Nine months after a blaze destroyed the upper two levels of retired fire Capt. Richard Soo’s home near Punchbowl, the one-time public information officer and face of the Honolulu Fire Department showed off his new sprinkler system and urged others to install one.
Soo says damage to his home would have been severely curtailed had developers of the Kalawahine Streamside Homestead installed sprinklers when the homes were built about a decade ago. The second and third stories of the three-story duplex were destroyed, and the first floor sustained water damage, for a loss of nearly $300,000 to the structure and its contents.
"It would’ve minimized the entire property damage," Soo said. "I lost my entire house. If this were to happen again … I could probably still be living in the house."

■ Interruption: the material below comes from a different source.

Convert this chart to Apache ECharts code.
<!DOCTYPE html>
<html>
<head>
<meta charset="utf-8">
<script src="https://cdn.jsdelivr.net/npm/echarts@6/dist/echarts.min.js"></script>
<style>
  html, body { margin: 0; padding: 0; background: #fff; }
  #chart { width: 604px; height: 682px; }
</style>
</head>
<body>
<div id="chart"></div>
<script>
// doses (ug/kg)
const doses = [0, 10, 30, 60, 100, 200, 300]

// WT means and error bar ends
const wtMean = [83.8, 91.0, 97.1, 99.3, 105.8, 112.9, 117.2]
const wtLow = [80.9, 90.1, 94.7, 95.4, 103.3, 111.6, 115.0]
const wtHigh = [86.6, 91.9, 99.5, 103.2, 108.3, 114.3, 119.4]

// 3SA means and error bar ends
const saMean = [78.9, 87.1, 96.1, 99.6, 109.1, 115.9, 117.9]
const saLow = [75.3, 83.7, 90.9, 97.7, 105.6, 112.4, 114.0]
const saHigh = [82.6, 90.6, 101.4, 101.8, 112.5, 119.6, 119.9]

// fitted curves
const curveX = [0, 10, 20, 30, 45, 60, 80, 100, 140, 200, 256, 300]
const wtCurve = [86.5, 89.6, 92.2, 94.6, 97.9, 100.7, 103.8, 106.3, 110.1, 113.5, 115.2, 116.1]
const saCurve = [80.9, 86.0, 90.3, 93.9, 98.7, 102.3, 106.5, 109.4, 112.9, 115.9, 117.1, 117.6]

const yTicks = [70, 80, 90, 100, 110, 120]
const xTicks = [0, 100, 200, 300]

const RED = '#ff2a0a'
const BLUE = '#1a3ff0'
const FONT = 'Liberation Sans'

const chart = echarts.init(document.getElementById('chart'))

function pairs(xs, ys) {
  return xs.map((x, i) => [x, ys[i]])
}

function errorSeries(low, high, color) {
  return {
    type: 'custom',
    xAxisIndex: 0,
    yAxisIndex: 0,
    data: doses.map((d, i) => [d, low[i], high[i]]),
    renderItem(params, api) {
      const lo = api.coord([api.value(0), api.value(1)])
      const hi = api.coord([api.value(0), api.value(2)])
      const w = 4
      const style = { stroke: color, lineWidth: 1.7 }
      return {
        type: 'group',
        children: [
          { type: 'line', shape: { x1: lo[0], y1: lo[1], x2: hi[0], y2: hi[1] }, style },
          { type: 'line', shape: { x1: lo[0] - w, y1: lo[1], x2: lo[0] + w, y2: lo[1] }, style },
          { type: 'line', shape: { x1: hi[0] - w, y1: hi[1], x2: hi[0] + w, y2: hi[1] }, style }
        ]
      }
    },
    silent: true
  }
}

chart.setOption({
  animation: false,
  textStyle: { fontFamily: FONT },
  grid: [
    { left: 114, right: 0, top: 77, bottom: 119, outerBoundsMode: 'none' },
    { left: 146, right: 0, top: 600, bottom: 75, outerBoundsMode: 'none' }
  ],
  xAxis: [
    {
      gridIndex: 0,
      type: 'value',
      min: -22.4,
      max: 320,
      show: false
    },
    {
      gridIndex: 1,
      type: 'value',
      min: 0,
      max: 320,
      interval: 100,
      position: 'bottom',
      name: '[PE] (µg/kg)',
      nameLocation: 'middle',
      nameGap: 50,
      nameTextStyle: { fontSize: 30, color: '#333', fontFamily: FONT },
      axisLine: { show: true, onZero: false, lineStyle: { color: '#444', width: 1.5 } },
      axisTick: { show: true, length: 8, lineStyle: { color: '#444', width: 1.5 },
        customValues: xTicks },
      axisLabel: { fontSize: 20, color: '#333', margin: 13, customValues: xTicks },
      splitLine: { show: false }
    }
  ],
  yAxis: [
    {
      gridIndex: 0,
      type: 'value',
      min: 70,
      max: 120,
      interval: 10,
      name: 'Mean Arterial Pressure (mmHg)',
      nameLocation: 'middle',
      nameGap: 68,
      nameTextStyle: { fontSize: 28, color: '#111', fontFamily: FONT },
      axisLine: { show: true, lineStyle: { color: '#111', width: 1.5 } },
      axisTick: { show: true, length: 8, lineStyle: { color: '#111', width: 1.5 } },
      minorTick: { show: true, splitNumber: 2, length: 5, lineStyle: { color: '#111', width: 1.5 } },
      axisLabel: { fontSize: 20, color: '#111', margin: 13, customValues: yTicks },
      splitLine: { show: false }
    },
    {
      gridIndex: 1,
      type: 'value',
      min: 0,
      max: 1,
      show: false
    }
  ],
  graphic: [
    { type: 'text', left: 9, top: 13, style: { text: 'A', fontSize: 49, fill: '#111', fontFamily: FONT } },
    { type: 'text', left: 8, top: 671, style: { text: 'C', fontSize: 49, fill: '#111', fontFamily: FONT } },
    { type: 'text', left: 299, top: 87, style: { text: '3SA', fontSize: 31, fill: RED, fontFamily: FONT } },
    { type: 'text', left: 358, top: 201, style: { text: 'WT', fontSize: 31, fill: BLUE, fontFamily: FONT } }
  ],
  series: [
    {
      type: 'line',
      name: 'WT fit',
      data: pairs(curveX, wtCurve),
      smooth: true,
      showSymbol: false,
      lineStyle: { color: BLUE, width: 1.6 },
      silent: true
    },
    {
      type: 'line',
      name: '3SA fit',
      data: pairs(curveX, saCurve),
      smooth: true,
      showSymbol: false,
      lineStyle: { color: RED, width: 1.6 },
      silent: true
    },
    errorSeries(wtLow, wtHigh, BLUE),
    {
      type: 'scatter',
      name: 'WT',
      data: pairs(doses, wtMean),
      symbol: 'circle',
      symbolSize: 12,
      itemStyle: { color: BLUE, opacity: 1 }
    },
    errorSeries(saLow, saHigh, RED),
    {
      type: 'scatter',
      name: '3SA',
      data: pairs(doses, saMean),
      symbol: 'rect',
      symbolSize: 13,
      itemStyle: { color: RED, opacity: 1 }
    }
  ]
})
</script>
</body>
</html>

The fire originated with unattended cooking in the second-floor kitchen of the house. It spread quickly when flames reached cooking oil left in a pan on the stove. Soo was away from the house, and his two sons were in their downstairs bedrooms.
Mementos including Soo’s HFD helmet and badge, as well as wedding and graduation photos, were destroyed in the living room adjoining the kitchen.
A sprinkler overhead would have activated and likely would have put out the fire, isolating the flames and sparing the rest of the house, Soo said.
Battalion Chief Socrates Bratakos, head of HFD’s Fire Prevention Bureau, said the amount of water damage caused by fire hoses would also be minimized, noting that sprinkler heads are activated only when needed. "We’re talking about a few hundred gallons versus, if the Fire Department comes, several thousand."
Installing a sprinkler system typically costs $6,000 to $10,000, depending on the house and materials.
Soo said State Farm Insurance, his homeowner’s insurance company, said his premiums should drop 5 percent to 10 percent as a result of the installation.
Phil Hollstein of Action Fire Sprinkler, which is installing the system, said, "It’s the one thing you can put in your house that’s actually going to make you money in the long run."
Soo’s project comes on the heels of the state Legislature’s decision to pass a bill that bars the four counties from requiring sprinkler systems in any residential properties for the next five years unless there are extreme circumstances.
The bill was opposed by the fire departments and the state Fire Council. The 2009 editions of the International Building and Residential Codes require fire sprinklers in new single- and two-family dwellings.
Building industry officials supported the bill, arguing that sprinklers are a substantial and unnecessary expense given today’s new construction standards.